• **WHAT THE EXERCISE ASKS**:
Below is a listing to transcribe in full and exactly; keep the pictures out.

****************************************

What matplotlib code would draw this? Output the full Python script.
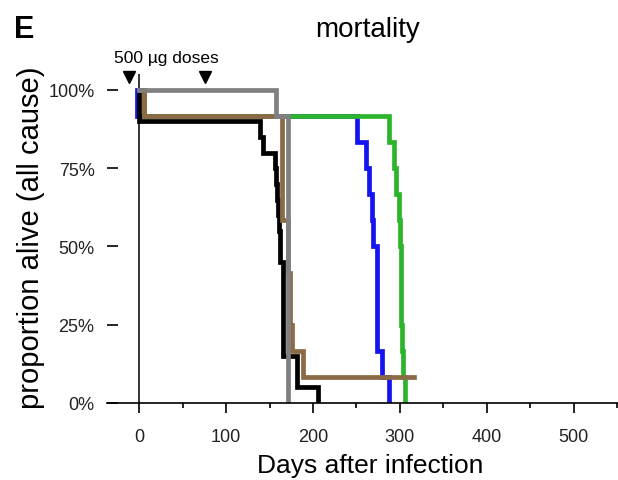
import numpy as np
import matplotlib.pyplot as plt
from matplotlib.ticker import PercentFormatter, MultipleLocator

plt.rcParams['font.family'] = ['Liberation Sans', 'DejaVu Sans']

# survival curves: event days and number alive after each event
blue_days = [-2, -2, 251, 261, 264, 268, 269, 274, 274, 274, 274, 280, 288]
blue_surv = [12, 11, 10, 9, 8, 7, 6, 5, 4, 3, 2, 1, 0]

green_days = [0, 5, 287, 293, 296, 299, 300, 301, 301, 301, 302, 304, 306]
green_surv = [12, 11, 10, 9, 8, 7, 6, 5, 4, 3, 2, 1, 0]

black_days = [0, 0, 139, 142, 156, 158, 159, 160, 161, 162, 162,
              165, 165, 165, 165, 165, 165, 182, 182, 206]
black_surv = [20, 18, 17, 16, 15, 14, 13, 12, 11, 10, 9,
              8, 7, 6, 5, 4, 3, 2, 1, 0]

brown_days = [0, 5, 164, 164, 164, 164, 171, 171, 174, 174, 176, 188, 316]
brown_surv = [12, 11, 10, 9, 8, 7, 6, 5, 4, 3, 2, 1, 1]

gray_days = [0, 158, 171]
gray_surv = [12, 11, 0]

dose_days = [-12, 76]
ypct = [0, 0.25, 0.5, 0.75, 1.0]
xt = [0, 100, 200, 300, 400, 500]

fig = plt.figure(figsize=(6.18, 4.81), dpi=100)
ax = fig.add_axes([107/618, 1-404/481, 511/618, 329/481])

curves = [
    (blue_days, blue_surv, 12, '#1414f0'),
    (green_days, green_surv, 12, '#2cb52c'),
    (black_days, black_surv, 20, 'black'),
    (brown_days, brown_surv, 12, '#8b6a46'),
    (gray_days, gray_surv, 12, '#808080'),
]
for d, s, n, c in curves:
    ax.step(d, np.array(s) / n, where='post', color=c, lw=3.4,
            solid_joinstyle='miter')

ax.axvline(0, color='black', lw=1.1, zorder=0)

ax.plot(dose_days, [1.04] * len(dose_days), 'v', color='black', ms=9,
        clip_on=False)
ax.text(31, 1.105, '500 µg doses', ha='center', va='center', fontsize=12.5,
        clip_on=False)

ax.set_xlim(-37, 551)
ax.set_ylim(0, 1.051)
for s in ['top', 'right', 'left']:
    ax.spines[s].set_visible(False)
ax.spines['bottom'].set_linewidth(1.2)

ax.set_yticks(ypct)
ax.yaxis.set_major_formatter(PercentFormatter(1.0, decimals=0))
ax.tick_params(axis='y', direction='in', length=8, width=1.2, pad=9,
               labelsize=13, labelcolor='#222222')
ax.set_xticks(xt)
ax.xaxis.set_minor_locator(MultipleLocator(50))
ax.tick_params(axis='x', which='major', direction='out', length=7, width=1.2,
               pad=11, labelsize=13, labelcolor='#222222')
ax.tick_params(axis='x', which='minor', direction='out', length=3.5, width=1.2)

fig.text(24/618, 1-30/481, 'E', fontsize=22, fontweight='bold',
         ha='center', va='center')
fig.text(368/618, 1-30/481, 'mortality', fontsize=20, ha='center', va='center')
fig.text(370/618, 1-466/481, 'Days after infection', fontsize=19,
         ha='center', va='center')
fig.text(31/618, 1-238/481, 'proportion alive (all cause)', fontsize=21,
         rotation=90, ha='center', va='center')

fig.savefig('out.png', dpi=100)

****************************************

• **PROBLEM SOLUTION**:
What matplotlib code would draw this? Output the full Python script.
import numpy as np
import matplotlib.pyplot as plt
from matplotlib.ticker import PercentFormatter, MultipleLocator

plt.rcParams['font.family'] = ['Liberation Sans', 'DejaVu Sans']

# survival curves: event days and number alive after each event
blue_days = [-2, -2, 251, 261, 264, 268, 269, 274, 274, 274, 274, 280, 288]
blue_surv = [12, 11, 10, 9, 8, 7, 6, 5, 4, 3, 2, 1, 0]

green_days = [0, 5, 287, 293, 296, 299, 300, 301, 301, 301, 302, 304, 306]
green_surv = [12, 11, 10, 9, 8, 7, 6, 5, 4, 3, 2, 1, 0]

black_days = [0, 0, 139, 142, 156, 158, 159, 160, 161, 162, 162,
              165, 165, 165, 165, 165, 165, 182, 182, 206]
black_surv = [20, 18, 17, 16, 15, 14, 13, 12, 11, 10, 9,
              8, 7, 6, 5, 4, 3, 2, 1, 0]

brown_days = [0, 5, 164, 164, 164, 164, 171, 171, 174, 174, 176, 188, 316]
brown_surv = [12, 11, 10, 9, 8, 7, 6, 5, 4, 3, 2, 1, 1]

gray_days = [0, 158, 171]
gray_surv = [12, 11, 0]

dose_days = [-12, 76]
ypct = [0, 0.25, 0.5, 0.75, 1.0]
xt = [0, 100, 200, 300, 400, 500]

fig = plt.figure(figsize=(6.18, 4.81), dpi=100)
ax = fig.add_axes([107/618, 1-404/481, 511/618, 329/481])

curves = [
    (blue_days, blue_surv, 12, '#1414f0'),
    (green_days, green_surv, 12, '#2cb52c'),
    (black_days, black_surv, 20, 'black'),
    (brown_days, brown_surv, 12, '#8b6a46'),
    (gray_days, gray_surv, 12, '#808080'),
]
for d, s, n, c in curves:
    ax.step(d, np.array(s) / n, where='post', color=c, lw=3.4,
            solid_joinstyle='miter')

ax.axvline(0, color='black', lw=1.1, zorder=0)

ax.plot(dose_days, [1.04] * len(dose_days), 'v', color='black', ms=9,
        clip_on=False)
ax.text(31, 1.105, '500 µg doses', ha='center', va='center', fontsize=12.5,
        clip_on=False)

ax.set_xlim(-37, 551)
ax.set_ylim(0, 1.051)
for s in ['top', 'right', 'left']:
    ax.spines[s].set_visible(False)
ax.spines['bottom'].set_linewidth(1.2)

ax.set_yticks(ypct)
ax.yaxis.set_major_formatter(PercentFormatter(1.0, decimals=0))
ax.tick_params(axis='y', direction='in', length=8, width=1.2, pad=9,
               labelsize=13, labelcolor='#222222')
ax.set_xticks(xt)
ax.xaxis.set_minor_locator(MultipleLocator(50))
ax.tick_params(axis='x', which='major', direction='out', length=7, width=1.2,
               pad=11, labelsize=13, labelcolor='#222222')
ax.tick_params(axis='x', which='minor', direction='out', length=3.5, width=1.2)

fig.text(24/618, 1-30/481, 'E', fontsize=22, fontweight='bold',
         ha='center', va='center')
fig.text(368/618, 1-30/481, 'mortality', fontsize=20, ha='center', va='center')
fig.text(370/618, 1-466/481, 'Days after infection', fontsize=19,
         ha='center', va='center')
fig.text(31/618, 1-238/481, 'proportion alive (all cause)', fontsize=21,
         rotation=90, ha='center', va='center')

fig.savefig('out.png', dpi=100)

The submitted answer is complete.